**Short exercise**.
Leave the pictures out and quote every line from the start of the listing to the line with "5.4, 4.1, 3.3]", inclusive.

[Data provided start]

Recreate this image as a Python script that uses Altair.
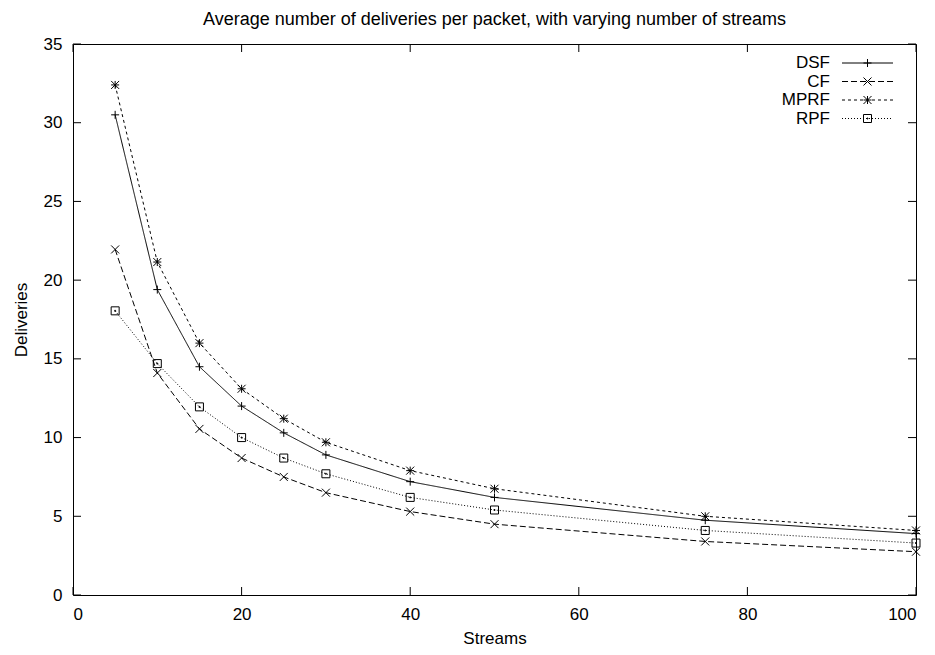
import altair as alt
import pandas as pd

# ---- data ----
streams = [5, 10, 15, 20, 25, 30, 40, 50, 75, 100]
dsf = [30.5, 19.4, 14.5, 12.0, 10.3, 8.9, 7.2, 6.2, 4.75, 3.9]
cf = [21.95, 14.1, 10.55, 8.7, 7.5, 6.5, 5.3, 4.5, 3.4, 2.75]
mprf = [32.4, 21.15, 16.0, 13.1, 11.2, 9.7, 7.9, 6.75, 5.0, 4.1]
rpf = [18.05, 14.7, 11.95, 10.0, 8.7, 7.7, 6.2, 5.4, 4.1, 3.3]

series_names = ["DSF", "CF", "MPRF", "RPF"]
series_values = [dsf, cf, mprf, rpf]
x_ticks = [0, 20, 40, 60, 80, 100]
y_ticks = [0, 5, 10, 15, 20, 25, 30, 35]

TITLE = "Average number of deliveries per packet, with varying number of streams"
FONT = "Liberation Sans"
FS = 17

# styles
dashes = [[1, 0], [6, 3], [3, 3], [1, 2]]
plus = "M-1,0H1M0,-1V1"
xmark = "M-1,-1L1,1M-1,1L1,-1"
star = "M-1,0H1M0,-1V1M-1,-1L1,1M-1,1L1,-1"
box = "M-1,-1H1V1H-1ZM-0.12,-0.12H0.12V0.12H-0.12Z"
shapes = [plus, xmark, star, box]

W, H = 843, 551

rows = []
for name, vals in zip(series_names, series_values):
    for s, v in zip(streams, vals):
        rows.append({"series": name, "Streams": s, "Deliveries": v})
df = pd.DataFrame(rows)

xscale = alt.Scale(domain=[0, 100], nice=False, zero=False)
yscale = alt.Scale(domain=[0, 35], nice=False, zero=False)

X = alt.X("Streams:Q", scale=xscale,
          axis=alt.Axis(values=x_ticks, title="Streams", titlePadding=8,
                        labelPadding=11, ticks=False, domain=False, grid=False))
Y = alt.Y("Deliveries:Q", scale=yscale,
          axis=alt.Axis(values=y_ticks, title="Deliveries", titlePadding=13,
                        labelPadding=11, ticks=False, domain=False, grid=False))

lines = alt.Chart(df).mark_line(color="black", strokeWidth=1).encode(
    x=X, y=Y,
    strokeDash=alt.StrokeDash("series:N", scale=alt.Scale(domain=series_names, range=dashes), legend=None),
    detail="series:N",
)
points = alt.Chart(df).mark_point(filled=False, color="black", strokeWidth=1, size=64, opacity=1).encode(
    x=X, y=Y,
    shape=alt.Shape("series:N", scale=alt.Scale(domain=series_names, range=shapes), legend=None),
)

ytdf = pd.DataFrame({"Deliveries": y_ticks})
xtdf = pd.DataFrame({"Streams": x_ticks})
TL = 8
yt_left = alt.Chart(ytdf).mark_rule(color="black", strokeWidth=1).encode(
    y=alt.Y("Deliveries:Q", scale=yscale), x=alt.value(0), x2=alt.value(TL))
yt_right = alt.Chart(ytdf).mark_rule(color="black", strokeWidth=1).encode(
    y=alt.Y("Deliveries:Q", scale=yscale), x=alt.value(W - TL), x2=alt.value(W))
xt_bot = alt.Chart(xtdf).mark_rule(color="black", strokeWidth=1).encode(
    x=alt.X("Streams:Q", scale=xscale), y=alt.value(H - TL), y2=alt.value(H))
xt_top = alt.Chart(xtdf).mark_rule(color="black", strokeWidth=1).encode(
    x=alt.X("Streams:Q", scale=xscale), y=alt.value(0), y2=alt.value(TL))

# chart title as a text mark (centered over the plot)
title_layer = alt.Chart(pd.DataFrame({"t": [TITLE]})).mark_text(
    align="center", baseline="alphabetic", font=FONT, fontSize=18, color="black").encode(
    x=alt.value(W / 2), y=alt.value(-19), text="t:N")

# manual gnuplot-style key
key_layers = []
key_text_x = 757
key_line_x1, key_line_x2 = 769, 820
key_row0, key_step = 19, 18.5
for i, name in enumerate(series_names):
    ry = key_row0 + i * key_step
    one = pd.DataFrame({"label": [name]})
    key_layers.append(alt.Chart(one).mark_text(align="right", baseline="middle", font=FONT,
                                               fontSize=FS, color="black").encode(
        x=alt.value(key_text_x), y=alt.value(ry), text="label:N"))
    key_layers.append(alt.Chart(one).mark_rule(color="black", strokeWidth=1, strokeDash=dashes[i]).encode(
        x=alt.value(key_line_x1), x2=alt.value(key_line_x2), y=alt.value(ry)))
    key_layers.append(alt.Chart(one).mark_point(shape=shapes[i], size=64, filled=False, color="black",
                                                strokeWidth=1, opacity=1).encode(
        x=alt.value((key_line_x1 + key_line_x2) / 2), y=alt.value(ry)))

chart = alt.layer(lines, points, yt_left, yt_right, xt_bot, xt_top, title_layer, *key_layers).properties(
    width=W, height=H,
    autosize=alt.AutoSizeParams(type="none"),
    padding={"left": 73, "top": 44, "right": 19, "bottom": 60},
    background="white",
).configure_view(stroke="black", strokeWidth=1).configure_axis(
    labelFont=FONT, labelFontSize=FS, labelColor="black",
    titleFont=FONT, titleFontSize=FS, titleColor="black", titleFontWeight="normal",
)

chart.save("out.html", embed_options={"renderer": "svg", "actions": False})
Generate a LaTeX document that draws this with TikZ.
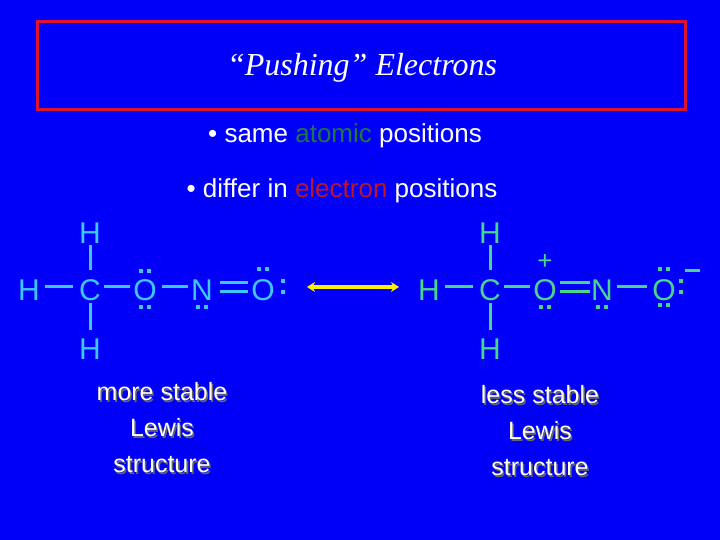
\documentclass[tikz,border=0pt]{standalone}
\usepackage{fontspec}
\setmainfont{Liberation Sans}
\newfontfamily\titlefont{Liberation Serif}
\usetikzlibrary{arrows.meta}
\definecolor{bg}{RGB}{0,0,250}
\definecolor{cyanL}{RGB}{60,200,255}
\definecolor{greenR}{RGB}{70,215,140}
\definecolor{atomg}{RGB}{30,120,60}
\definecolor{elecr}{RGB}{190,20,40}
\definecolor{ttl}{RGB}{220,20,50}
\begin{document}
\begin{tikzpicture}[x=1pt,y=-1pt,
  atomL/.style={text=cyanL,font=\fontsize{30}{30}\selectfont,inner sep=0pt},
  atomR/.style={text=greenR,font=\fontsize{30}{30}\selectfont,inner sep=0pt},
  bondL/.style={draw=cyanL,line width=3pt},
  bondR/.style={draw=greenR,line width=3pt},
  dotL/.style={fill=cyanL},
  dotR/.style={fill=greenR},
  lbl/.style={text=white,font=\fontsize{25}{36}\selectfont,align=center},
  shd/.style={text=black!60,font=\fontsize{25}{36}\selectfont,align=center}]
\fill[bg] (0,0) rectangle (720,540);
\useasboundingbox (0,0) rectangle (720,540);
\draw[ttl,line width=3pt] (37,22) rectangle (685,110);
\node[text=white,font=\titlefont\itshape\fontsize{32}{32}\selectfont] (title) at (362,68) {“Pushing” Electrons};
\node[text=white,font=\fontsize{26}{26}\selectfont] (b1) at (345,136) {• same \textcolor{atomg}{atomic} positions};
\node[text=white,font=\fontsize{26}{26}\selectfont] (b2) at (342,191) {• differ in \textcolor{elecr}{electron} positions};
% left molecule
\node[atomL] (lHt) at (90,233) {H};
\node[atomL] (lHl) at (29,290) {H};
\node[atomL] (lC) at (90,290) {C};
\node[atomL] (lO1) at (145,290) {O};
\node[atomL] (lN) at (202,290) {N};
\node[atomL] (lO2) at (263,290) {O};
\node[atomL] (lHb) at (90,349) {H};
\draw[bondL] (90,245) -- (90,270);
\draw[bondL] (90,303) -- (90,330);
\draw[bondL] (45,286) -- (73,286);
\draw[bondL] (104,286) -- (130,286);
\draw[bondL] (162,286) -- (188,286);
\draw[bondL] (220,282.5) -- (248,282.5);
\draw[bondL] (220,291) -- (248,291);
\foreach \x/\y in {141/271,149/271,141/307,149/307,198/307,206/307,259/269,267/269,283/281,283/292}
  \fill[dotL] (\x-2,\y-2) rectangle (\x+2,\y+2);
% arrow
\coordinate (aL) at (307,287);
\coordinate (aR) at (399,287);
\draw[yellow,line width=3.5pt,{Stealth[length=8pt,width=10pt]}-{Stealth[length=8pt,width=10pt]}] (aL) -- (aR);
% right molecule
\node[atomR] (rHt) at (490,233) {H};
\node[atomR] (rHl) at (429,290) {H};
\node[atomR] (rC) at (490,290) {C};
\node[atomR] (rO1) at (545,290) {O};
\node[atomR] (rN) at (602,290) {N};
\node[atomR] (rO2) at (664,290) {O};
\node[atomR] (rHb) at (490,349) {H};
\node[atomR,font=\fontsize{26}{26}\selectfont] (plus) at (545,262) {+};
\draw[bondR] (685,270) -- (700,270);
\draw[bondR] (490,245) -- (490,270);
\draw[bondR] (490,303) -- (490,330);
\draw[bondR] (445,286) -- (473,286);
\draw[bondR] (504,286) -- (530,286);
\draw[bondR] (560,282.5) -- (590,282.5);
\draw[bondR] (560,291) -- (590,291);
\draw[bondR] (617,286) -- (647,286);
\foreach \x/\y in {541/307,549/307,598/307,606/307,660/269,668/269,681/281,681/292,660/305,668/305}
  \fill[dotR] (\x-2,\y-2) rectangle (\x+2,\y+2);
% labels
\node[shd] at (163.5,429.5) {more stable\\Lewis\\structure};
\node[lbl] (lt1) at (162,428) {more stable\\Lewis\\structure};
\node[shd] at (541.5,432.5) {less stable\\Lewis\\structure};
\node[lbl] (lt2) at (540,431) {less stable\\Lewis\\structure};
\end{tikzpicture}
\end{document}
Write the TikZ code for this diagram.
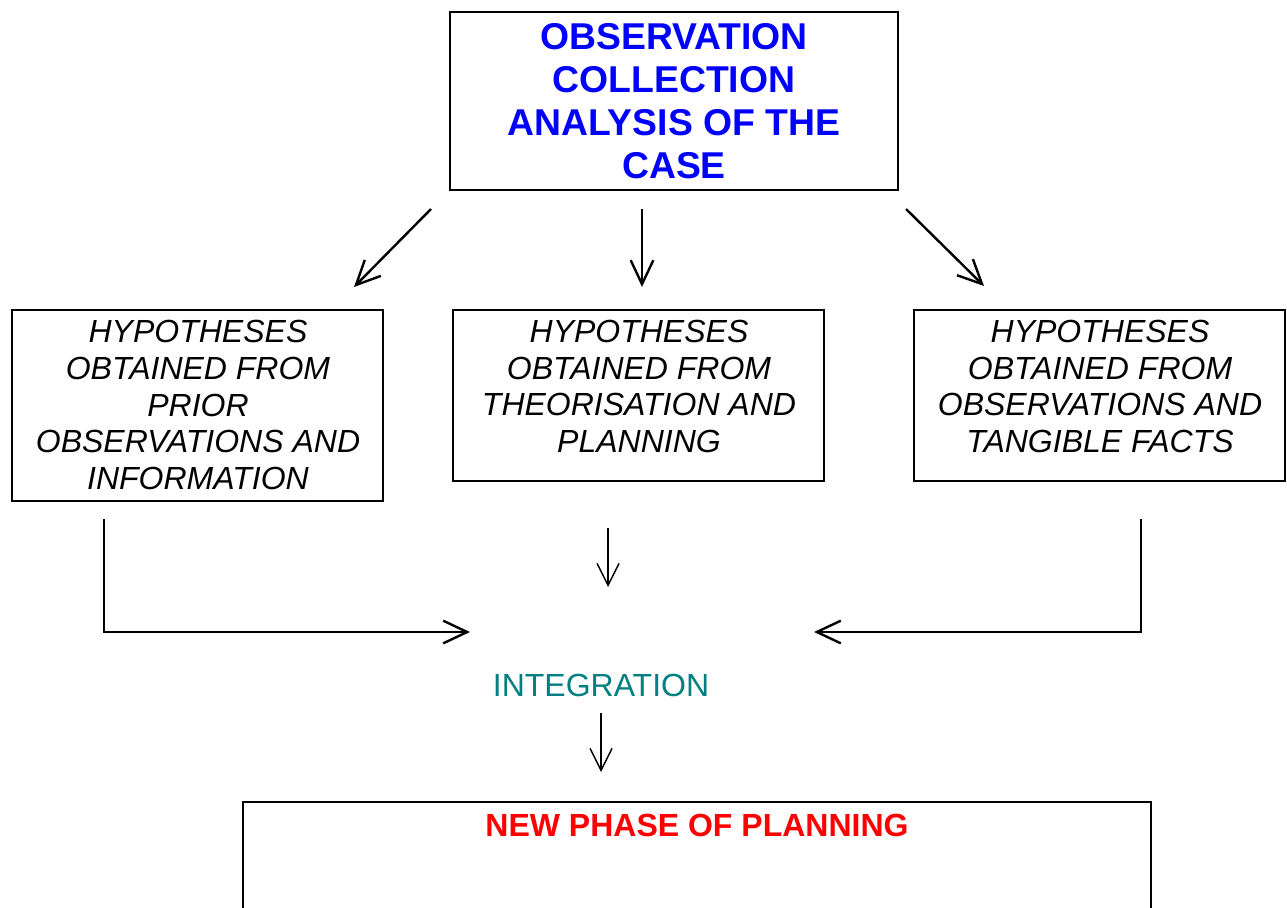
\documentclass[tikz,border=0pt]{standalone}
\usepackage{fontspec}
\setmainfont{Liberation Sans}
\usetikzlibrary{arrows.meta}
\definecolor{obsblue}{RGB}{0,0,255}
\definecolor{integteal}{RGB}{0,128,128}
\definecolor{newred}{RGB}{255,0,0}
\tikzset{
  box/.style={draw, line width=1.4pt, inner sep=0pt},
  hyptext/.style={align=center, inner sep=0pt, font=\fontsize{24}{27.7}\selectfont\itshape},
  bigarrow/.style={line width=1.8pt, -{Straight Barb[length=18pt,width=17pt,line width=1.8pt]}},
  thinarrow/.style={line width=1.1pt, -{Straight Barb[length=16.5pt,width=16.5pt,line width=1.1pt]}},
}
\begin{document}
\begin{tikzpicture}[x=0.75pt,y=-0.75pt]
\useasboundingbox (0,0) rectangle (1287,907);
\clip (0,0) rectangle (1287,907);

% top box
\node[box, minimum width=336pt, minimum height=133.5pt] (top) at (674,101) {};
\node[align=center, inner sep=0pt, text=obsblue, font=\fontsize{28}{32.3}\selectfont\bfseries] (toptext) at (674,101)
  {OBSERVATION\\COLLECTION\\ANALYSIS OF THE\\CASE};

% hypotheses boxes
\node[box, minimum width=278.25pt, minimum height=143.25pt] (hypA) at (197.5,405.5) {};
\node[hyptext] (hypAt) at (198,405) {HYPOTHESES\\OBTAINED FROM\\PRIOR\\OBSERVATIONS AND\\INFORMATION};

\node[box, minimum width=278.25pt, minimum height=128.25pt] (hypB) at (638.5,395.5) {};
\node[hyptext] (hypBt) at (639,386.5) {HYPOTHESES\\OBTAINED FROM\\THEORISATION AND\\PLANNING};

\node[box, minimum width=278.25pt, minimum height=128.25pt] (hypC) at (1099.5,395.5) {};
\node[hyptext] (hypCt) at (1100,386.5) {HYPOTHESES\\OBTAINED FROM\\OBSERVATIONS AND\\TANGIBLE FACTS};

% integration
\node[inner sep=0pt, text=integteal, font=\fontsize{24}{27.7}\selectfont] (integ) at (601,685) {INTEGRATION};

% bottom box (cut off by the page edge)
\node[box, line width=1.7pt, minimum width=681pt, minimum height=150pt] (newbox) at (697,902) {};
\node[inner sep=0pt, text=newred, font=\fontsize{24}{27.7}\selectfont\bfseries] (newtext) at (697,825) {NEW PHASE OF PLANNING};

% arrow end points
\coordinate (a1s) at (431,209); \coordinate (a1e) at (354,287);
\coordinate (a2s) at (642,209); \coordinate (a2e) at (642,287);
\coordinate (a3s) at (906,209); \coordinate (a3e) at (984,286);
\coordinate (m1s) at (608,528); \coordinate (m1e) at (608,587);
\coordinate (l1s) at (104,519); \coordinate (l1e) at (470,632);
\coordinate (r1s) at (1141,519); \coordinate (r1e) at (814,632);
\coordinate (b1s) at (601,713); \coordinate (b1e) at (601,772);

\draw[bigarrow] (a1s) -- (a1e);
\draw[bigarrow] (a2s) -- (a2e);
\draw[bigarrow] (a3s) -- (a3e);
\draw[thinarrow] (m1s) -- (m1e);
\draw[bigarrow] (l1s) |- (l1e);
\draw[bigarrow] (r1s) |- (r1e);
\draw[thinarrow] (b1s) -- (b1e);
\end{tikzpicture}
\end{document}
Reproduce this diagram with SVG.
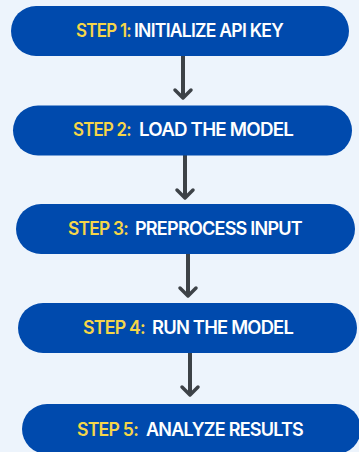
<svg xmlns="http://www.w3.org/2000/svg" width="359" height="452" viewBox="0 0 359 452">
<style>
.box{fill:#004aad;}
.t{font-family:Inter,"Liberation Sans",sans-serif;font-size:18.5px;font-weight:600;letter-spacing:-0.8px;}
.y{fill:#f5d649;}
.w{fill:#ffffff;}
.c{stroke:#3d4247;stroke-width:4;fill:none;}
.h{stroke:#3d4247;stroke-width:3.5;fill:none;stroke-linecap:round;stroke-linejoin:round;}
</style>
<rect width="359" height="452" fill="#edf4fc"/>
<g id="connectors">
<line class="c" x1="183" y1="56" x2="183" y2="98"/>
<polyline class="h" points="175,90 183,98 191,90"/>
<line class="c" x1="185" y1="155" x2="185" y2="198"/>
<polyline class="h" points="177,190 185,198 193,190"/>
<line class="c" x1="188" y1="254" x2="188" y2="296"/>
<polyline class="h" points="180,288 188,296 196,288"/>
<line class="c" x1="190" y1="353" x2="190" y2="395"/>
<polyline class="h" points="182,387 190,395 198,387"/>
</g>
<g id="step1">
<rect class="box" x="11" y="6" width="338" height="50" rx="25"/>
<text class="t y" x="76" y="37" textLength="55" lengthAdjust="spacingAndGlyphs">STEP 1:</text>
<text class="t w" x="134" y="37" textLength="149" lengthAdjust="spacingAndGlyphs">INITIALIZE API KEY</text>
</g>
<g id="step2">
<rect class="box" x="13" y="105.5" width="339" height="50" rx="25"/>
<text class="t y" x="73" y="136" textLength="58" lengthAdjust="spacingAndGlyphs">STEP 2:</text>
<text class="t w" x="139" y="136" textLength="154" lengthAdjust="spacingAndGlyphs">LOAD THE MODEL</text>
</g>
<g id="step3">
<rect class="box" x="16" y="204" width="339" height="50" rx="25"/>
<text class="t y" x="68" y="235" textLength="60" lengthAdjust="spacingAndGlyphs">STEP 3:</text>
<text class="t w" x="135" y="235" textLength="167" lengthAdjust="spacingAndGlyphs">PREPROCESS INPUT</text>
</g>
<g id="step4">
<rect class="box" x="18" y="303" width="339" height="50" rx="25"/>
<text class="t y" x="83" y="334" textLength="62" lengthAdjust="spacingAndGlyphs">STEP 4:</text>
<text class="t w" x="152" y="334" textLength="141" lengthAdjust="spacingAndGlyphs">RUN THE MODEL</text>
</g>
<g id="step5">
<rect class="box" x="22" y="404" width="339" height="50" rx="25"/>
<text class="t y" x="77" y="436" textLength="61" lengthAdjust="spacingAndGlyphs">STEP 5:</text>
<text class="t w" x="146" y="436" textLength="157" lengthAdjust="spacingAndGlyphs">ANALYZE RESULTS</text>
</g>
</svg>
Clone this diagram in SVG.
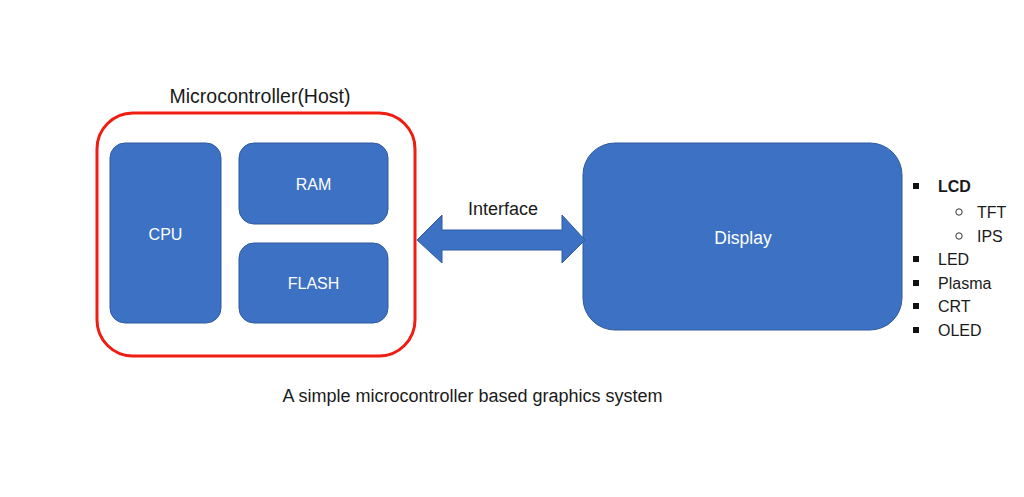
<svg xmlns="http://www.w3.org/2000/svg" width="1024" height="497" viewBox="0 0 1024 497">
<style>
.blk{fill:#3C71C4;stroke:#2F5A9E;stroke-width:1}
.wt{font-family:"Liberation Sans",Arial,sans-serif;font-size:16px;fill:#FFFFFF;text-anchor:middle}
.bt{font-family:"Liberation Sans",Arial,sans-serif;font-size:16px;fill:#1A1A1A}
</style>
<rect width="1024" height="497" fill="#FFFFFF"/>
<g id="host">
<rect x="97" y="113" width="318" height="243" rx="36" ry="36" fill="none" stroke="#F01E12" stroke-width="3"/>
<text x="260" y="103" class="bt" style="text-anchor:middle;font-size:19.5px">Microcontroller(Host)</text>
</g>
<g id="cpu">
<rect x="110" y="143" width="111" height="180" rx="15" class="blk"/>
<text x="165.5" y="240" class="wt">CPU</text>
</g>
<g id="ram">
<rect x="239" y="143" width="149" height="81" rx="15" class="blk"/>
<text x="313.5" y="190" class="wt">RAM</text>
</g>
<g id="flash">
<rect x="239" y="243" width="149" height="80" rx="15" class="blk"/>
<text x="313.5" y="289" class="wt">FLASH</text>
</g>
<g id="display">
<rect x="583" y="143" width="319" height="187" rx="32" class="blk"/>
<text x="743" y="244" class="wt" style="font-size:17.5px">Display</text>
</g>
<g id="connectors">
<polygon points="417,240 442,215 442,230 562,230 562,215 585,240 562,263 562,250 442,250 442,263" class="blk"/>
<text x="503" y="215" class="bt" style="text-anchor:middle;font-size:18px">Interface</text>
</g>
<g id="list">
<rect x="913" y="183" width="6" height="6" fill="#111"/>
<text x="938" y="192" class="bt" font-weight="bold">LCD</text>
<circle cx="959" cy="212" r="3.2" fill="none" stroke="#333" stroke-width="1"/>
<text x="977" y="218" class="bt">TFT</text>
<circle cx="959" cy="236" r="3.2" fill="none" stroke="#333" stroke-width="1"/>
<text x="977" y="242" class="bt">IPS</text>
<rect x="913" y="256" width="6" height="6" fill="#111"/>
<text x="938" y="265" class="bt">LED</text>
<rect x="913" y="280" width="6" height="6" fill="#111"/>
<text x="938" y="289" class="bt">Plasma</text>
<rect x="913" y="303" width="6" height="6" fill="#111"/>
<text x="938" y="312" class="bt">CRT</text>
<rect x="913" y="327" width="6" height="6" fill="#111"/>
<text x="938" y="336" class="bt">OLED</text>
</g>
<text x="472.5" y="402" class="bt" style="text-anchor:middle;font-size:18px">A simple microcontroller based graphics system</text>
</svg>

[Data provided end]

**Task result**.
Recreate this image as a Python script that uses Altair.
import altair as alt
import pandas as pd

# ---- data ----
streams = [5, 10, 15, 20, 25, 30, 40, 50, 75, 100]
dsf = [30.5, 19.4, 14.5, 12.0, 10.3, 8.9, 7.2, 6.2, 4.75, 3.9]
cf = [21.95, 14.1, 10.55, 8.7, 7.5, 6.5, 5.3, 4.5, 3.4, 2.75]
mprf = [32.4, 21.15, 16.0, 13.1, 11.2, 9.7, 7.9, 6.75, 5.0, 4.1]
rpf = [18.05, 14.7, 11.95, 10.0, 8.7, 7.7, 6.2, 5.4, 4.1, 3.3]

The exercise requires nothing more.